Landau levels observed in strained photonic honeycomb lattices
Read about our work recently published on Light: Science & Applications in a Special Issue on the “Topological photonics and beyond: novel concepts and recent advances”:
Direct observation of photonic Landau levels and helical edge states in strained honeycomb lattices
One among the many remarkable properties of graphene, a two-dimensional carbon allotrope, is that its low-energy excitations are described by a Dirac equation for massless fermions. An inhomogeneous strain introduced, for example, as an elastic deformation of the honeycomb lattice, is equivalent to an artificial pseudo-magnetic field: in this case the energy spectrum of the Dirac electrons shows the formation of relativistic Landau levels.
Artificial graphene materials, such as photonic honeycomb lattices, offer a tunable implementation of the strain through a spatial modulation of the tight-binding couplings or through a physical deformation of the lattice.

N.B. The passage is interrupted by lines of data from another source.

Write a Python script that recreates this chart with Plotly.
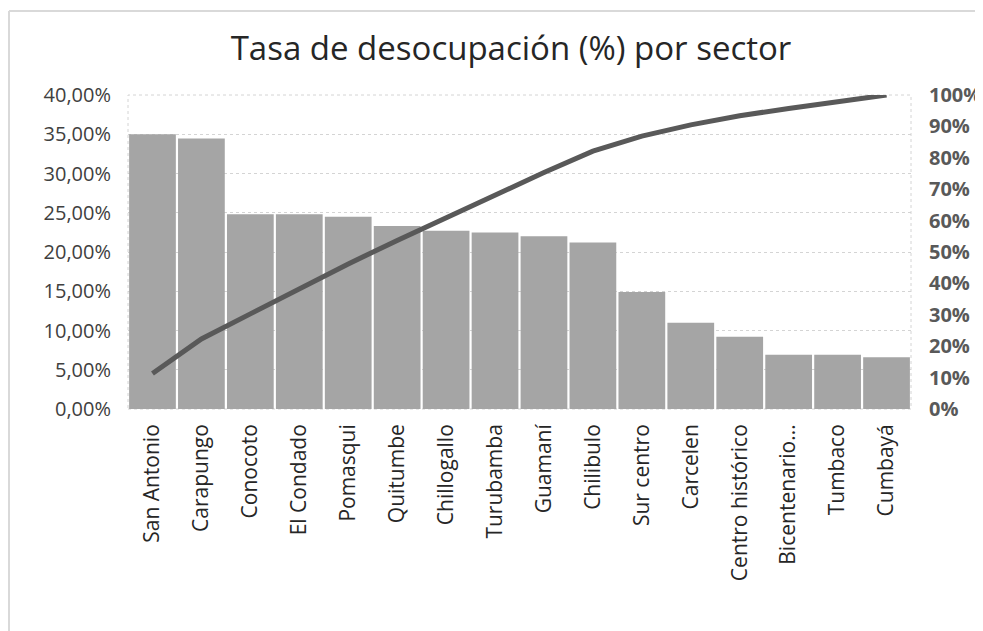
import plotly.graph_objects as go

sectores = ["San Antonio", "Carapungo", "Conocoto", "El Condado", "Pomasqui", "Quitumbe",
            "Chillogallo", "Turubamba", "Guamaní", "Chilibulo", "Sur centro", "Carcelen",
            "Centro histórico", "Bicentenario...", "Tumbaco", "Cumbayá"]
tasa = [35.0, 34.45, 24.8, 24.8, 24.5, 23.3, 22.7, 22.5, 22.0, 21.2, 14.9, 11.0, 9.2, 6.9, 6.9, 6.6]
acumulado = [11.3, 22.3, 30.3, 38.3, 46.2, 53.7, 61.0, 68.2, 75.3, 82.1, 86.9, 90.5, 93.4, 95.7, 97.9, 100.0]

left_ticks = [0, 5, 10, 15, 20, 25, 30, 35, 40]
left_labels = ["0,00%", "5,00%", "10,00%", "15,00%", "20,00%", "25,00%", "30,00%", "35,00%", "40,00%"]
right_ticks = [0, 10, 20, 30, 40, 50, 60, 70, 80, 90, 100]
right_labels = ["0%", "10%", "20%", "30%", "40%", "50%", "60%", "70%", "80%", "90%", "100%"]

W, H = 975, 623
L, T, R, B = 120, 87, 72, 222
dom_w = W - L - R
dom_h = H - T - B

fig = go.Figure()
fig.add_trace(go.Bar(x=sectores, y=tasa, marker=dict(color="#A5A5A5", line=dict(width=0)),
                     showlegend=False, hoverinfo="skip"))
fig.add_trace(go.Scatter(x=sectores, y=acumulado, yaxis="y2", mode="lines",
                         line=dict(color="#595959", width=5), showlegend=False))

fig.update_layout(
    width=W, height=H,
    margin=dict(l=L, r=R, t=T, b=B, autoexpand=False),
    paper_bgcolor="white", plot_bgcolor="white",
    bargap=0.045,
    font=dict(family="Open Sans, sans-serif", color="#404040"),
    title=dict(text="Tasa de desocupación (%) por sector", x=(511 - 8) / W,
               xref="container", xanchor="center",
               y=1 - 40 / H, yref="container", yanchor="middle",
               font=dict(size=33, color="#262626", family="Open Sans, sans-serif")),
    xaxis=dict(type="category", tickangle=-90, tickfont=dict(size=21, color="#262626"),
               showgrid=False, showline=False, ticks="", ticklabelstandoff=10, automargin=False),
    yaxis=dict(range=[0, 40], tickvals=left_ticks, ticktext=left_labels,
               tickfont=dict(size=20, color="#404040"),
               showgrid=True, gridcolor="#D4D4D4", griddash="dot", gridwidth=1,
               zeroline=False, showline=False, ticks="", ticklabelstandoff=16, automargin=False),
    yaxis2=dict(range=[0, 100], tickvals=right_ticks, ticktext=right_labels,
                overlaying="y", side="right", showgrid=False, zeroline=False,
                tickfont=dict(size=20, color="#595959", family="Open Sans, sans-serif", weight="bold"),
                ticks="", ticklabelstandoff=17, automargin=False),
    shapes=[
        dict(type="rect", xref="x domain", yref="y domain", x0=0, x1=1, y0=0, y1=1,
             line=dict(color="#D4D4D4", width=1, dash="dot"), layer="below"),
        dict(type="line", xref="paper", yref="paper",
             x0=-(L - 1) / dom_w, x1=1 + R / dom_w, y0=1 + (T - 3) / dom_h, y1=1 + (T - 3) / dom_h,
             line=dict(color="#D9D9D9", width=2)),
        dict(type="line", xref="paper", yref="paper",
             x0=-(L - 1) / dom_w, x1=-(L - 1) / dom_w, y0=1 + (T - 3) / dom_h, y1=-B / dom_h,
             line=dict(color="#D9D9D9", width=2)),
    ],
)

fig.write_html("out.html")
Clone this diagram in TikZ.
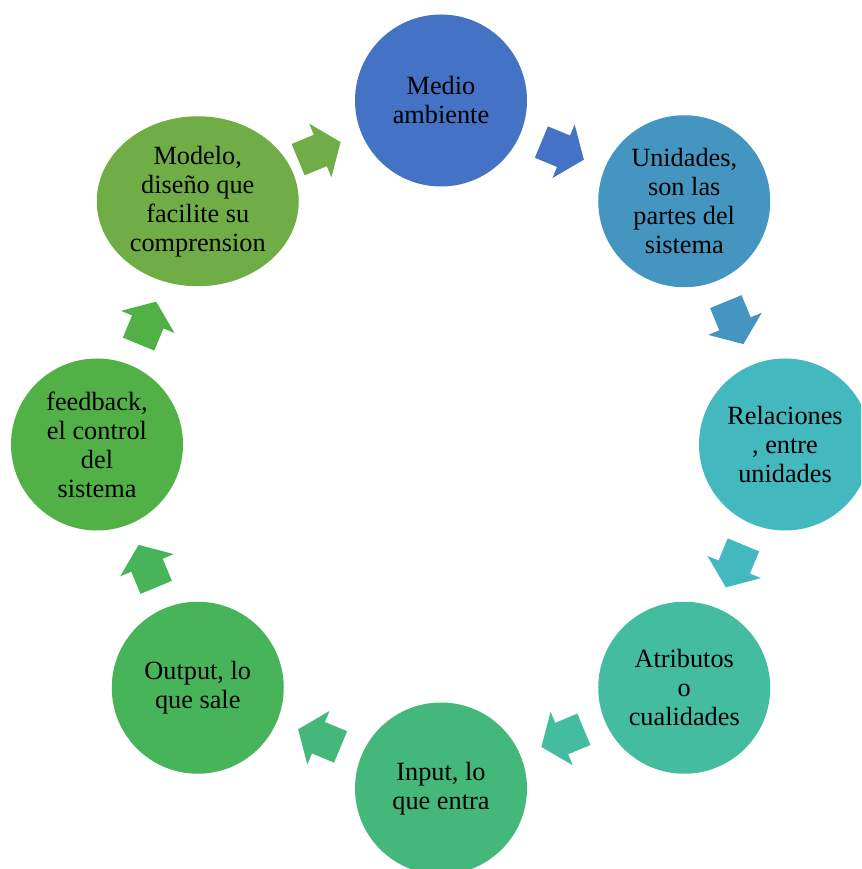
\documentclass[tikz,border=0pt]{standalone}
\usepackage{fontspec}
\setmainfont{Liberation Serif}
\usetikzlibrary{calc,shapes.geometric}
\definecolor{c1}{RGB}{68,114,196}
\definecolor{c2}{RGB}{68,150,193}
\definecolor{c3}{RGB}{68,184,191}
\definecolor{c4}{RGB}{67,188,160}
\definecolor{c5}{RGB}{68,184,123}
\definecolor{c6}{RGB}{72,180,89}
\definecolor{c7}{RGB}{82,177,70}
\definecolor{c8}{RGB}{112,173,71}
\begin{document}
\begin{tikzpicture}[x=1pt,y=1pt,
  bub/.style={circle, minimum size=172pt, inner sep=0pt, align=center,
    font=\fontsize{26.3}{29}\selectfont, text=black},
  blockarr/.pic={\fill (-23,-17) -- (1,-17) -- (1,-29) -- (23,0) -- (1,29) -- (1,17) -- (-23,17) -- cycle;}
]
\useasboundingbox (-441,-424.5) rectangle (420,444.5);
\clip (-441,-424.5) rectangle (420,444.5);
\node[bub, fill=c1] (n1) at (90:344) {Medio\\ambiente};
\node[bub, fill=c2] (n2) at (45:344) {Unidades,\\son las\\partes del\\sistema};
\node[bub, fill=c3] (n3) at (0:344) {Relaciones\\, entre\\unidades};
\node[bub, fill=c4] (n4) at (-45:344) {Atributos\\o\\cualidades};
\node[bub, fill=c5] (n5) at (-90:344) {Input, lo\\que entra};
\node[bub, fill=c6] (n6) at (-135:344) {Output, lo\\que sale};
\node[bub, fill=c7] (n7) at (180:344) {feedback,\\el control\\del\\sistema};
\node[bub, ellipse, minimum width=202pt, minimum height=170pt, fill=c8] (n8) at (135:344) {Modelo,\\diseño que\\facilite su\\comprension};
\pic[color=c1, rotate=-22.5] at ($(n1)!0.5!(n2)$) {blockarr};
\pic[color=c2, rotate=-67.5] at ($(n2)!0.5!(n3)$) {blockarr};
\pic[color=c3, rotate=-112.5] at ($(n3)!0.5!(n4)$) {blockarr};
\pic[color=c4, rotate=-157.5] at ($(n4)!0.5!(n5)$) {blockarr};
\pic[color=c5, rotate=157.5] at ($(n5)!0.5!(n6)$) {blockarr};
\pic[color=c6, rotate=112.5] at ($(n6)!0.5!(n7)$) {blockarr};
\pic[color=c7, rotate=67.5] at ($(n7)!0.5!(n8)$) {blockarr};
\pic[color=c8, rotate=22.5] at ($(n8)!0.5!(n1)$) {blockarr};
\end{tikzpicture}
\end{document}
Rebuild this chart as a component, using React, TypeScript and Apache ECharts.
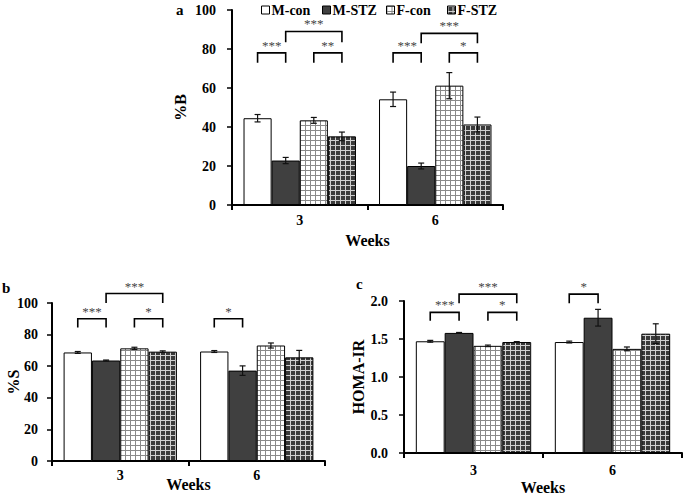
import React, { useEffect, useRef } from 'react';
import * as echarts from 'echarts';

const weeks = ['3', '6'];
const groups = ['M-con', 'M-STZ', 'F-con', 'F-STZ'];

// Panel a: %B (mean per group, for weeks 3 and 6)
const pctBMean = [[44.5, 54.2], [22.8, 20.0], [43.4, 61.2], [35.2, 41.3]];
const pctBErr = [[1.9, 3.7], [1.6, 1.5], [1.5, 6.7], [2.2, 3.8]];
// Panel b: %S
const pctSMean = [[68.7, 69.3], [63.6, 57.2], [71.3, 73.1], [69.2, 65.6]];
const pctSErr = [[0.6, 0.6], [0.3, 3.0], [0.7, 1.6], [0.5, 4.4]];
// Panel c: HOMA-IR
const homaMean = [[1.47, 1.46], [1.58, 1.78], [1.41, 1.37], [1.46, 1.57]];
const homaErr = [[0.012, 0.012], [0.006, 0.11], [0.01, 0.025], [0.006, 0.13]];

// significance brackets: [week index, bar from, bar to, top, leg end, label]
const bracketsA: [number, number, number, number, number, string][] = [
  [0, 0, 1, 78, 73, '***'], [0, 2, 3, 78, 73, '**'], [0, 1, 3, 89, 83.5, '***'],
  [1, 0, 1, 78, 73, '***'], [1, 2, 3, 78, 73, '*'], [1, 1, 3, 88, 83, '***'],
];
const bracketsB: [number, number, number, number, number, string][] = [
  [0, 0, 1, 90, 84.5, '***'], [0, 2, 3, 90, 84.5, '*'], [0, 1, 3, 106, 100, '***'],
  [1, 0, 1, 90, 84.5, '*'],
];
const bracketsC: [number, number, number, number, number, string][] = [
  [0, 0, 1, 1.85, 1.74, '***'], [0, 2, 3, 1.85, 1.74, '*'], [0, 1, 3, 2.09, 1.97, '***'],
  [1, 0, 1, 2.09, 1.97, '*'],
];

const GAP = 0.17;
const FONT = '"Liberation Serif", "Times New Roman", serif';

function makePattern(bg: string, line: string) {
  const c = document.createElement('canvas');
  c.width = 5; c.height = 5;
  const ctx = c.getContext('2d')!;
  ctx.fillStyle = bg; ctx.fillRect(0, 0, 5, 5);
  ctx.fillStyle = line;
  ctx.fillRect(0, 0, 5, 1);
  ctx.fillRect(0, 0, 1, 5);
  return { image: c, repeat: 'repeat', imageWidth: 5, imageHeight: 5 } as any;
}

export default function App() {
  const ref = useRef<HTMLDivElement>(null);
  useEffect(() => {
    if (!ref.current) return;
    const chart = echarts.init(ref.current, undefined, { renderer: 'svg' });
    const fills: any[] = [
      '#ffffff',
      '#404040',
      makePattern('#ffffff', '#8a8a8a'),
      makePattern('#3a3a3a', '#d0d0d0'),
    ];
    const panels = [
      { mean: pctBMean, err: pctBErr, br: bracketsA, grid: { left: 232, top: 10, width: 271, height: 195 },
        name: '%B', nameGap: 44, max: 100, interval: 20, dec: 0, lblMargin: 8, weeksGap: 27, yMargin: 16 },
      { mean: pctSMean, err: pctSErr, br: bracketsB, grid: { left: 52, top: 303, width: 273, height: 158 },
        name: '%S', nameGap: 31, max: 100, interval: 20, dec: 0, lblMargin: 7, weeksGap: 15, yMargin: 14 },
      { mean: homaMean, err: homaErr, br: bracketsC, grid: { left: 404, top: 301, width: 278, height: 152 },
        name: 'HOMA-IR', nameGap: 38, max: 2, interval: 0.5, dec: 1, lblMargin: 10, weeksGap: 26, yMargin: 16 },
    ];
    const grid: any[] = [];
    const xAxis: any[] = [];
    const yAxis: any[] = [];
    const series: any[] = [];
    panels.forEach((p, pi) => {
      grid.push({ ...p.grid, containLabel: false, outerBoundsMode: 'none' });
      xAxis.push({
        type: 'category', gridIndex: pi, data: weeks,
        name: 'Weeks', nameLocation: 'middle', nameGap: p.weeksGap, nameMoveOverlap: false,
        nameTextStyle: { fontFamily: FONT, fontWeight: 'bold', fontSize: 16, color: '#000' },
        axisLine: { lineStyle: { color: '#000', width: 2 } },
        axisTick: { show: true, alignWithLabel: false, length: 5, lineStyle: { color: '#000', width: 2 } },
        axisLabel: { fontFamily: FONT, fontWeight: 'bold', fontSize: 14, color: '#000', margin: p.lblMargin },
        splitLine: { show: false },
      });
      yAxis.push({
        type: 'value', gridIndex: pi, min: 0, max: p.max, interval: p.interval,
        name: p.name, nameLocation: 'middle', nameGap: p.nameGap, nameMoveOverlap: false,
        nameTextStyle: { fontFamily: FONT, fontWeight: 'bold', fontSize: 16, color: '#000' },
        axisLine: { show: true, lineStyle: { color: '#000', width: 2 } },
        axisTick: { show: true, length: 5, lineStyle: { color: '#000', width: 1.5 } },
        axisLabel: { fontFamily: FONT, fontWeight: 'bold', fontSize: 14, color: '#000', margin: p.yMargin,
          formatter: (v: number) => v.toFixed(p.dec) },
        splitLine: { show: false },
      });
      groups.forEach((g, gi) => {
        series.push({
          type: 'bar', name: g, xAxisIndex: pi, yAxisIndex: pi,
          data: p.mean[gi], barGap: '0%', barCategoryGap: GAP * 100 + '%',
          itemStyle: { color: fills[gi], borderColor: '#000', borderWidth: 1 },
          z: 2,
        });
      });
      const errData: number[][] = [];
      groups.forEach((g, gi) => {
        weeks.forEach((w, wi) => {
          errData.push([wi, gi, p.mean[gi][wi] - p.err[gi][wi], p.mean[gi][wi] + p.err[gi][wi]]);
        });
      });
      series.push({
        type: 'custom', xAxisIndex: pi, yAxisIndex: pi, z: 4, silent: true,
        encode: { x: 0, y: 2 },
        data: errData,
        renderItem: (params: any, api: any) => {
          const cat = api.value(0), idx = api.value(1), lo = api.value(2), hi = api.value(3);
          const band = api.size([1, 0])[0];
          const bw = (band * (1 - GAP)) / 4;
          const pLo = api.coord([cat, lo]);
          const pHi = api.coord([cat, hi]);
          const x = pLo[0] + (idx - 1.5) * bw;
          const cap = 3;
          const st = { stroke: '#111', lineWidth: 1.2 };
          return {
            type: 'group', children: [
              { type: 'line', shape: { x1: x, y1: pLo[1], x2: x, y2: pHi[1] }, style: st },
              { type: 'line', shape: { x1: x - cap, y1: pLo[1], x2: x + cap, y2: pLo[1] }, style: st },
              { type: 'line', shape: { x1: x - cap, y1: pHi[1], x2: x + cap, y2: pHi[1] }, style: st },
            ],
          };
        },
      });
      const br = p.br;
      series.push({
        type: 'custom', xAxisIndex: pi, yAxisIndex: pi, z: 5, silent: true, clip: false,
        encode: { x: 0, y: 1 },
        data: br.map((b) => [b[0], b[3]]),
        renderItem: (params: any, api: any) => {
          const b = br[params.dataIndex];
          const band = api.size([1, 0])[0];
          const bw = (band * (1 - GAP)) / 4;
          const pTop = api.coord([b[0], b[3]]);
          const pLeg = api.coord([b[0], b[4]]);
          const x1 = pTop[0] + (b[1] - 1.5) * bw;
          const x2 = pTop[0] + (b[2] - 1.5) * bw;
          return {
            type: 'group', children: [
              { type: 'polyline', shape: { points: [[x1, pLeg[1]], [x1, pTop[1]], [x2, pTop[1]], [x2, pLeg[1]]] },
                style: { stroke: '#000', lineWidth: 1.6, fill: null } },
              { type: 'text', x: (x1 + x2) / 2, y: pTop[1] - 1,
                style: { text: b[5], fontFamily: FONT, fontSize: 13, fill: '#444', align: 'center', verticalAlign: 'bottom' } },
            ],
          };
        },
      });
    });
    const legendLefts = [261, 322, 386, 447];
    const legend = groups.map((g, gi) => ({
      data: [g], left: legendLefts[gi], top: 3, padding: 0,
      itemWidth: 8, itemHeight: 8, icon: 'rect', selectedMode: false,
      itemStyle: { borderColor: '#000', borderWidth: 1 },
      textStyle: { fontFamily: FONT, fontWeight: 'bold', fontSize: 14, color: '#000', padding: [0, 0, 0, -3] },
    }));
    chart.setOption({
      animation: false,
      backgroundColor: '#fff',
      legend,
      grid,
      xAxis,
      yAxis,
      series,
      graphic: [
        { type: 'text', left: 176, top: 2, style: { text: 'a', fontFamily: FONT, fontWeight: 'bold', fontSize: 15, fill: '#000' } },
        { type: 'text', left: 2, top: 280, style: { text: 'b', fontFamily: FONT, fontWeight: 'bold', fontSize: 15, fill: '#000' } },
        { type: 'text', left: 356, top: 276, style: { text: 'c', fontFamily: FONT, fontWeight: 'bold', fontSize: 15, fill: '#000' } },
      ],
    });
    return () => chart.dispose();
  }, []);
  return <div ref={ref} style={{ position: 'fixed', left: 0, top: 0, width: 685, height: 502, background: '#fff' }} />;
}
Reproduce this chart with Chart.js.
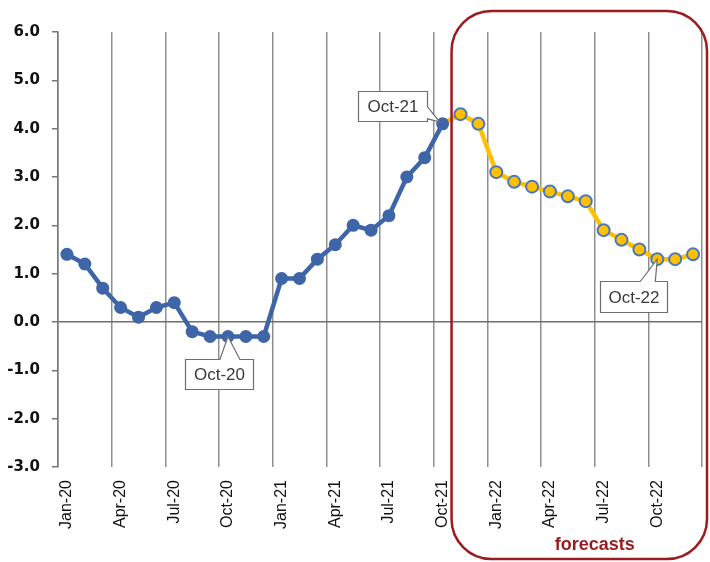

In our recent collaboration with the group of Alberto Amo and Jacqueline Bloch, we show a measurement of the lowest Landau level wavefunctions in a strained photonic honeycomb lattice, for which we provide direct evidence of the sublattice symmetry breaking, a distinctive feature of synthetic pseudo-magnetic fields. Our realization implements helical edge states associated with Landau levels, demonstrating experimentally a novel way of engineering propagating edge states in photonic lattices.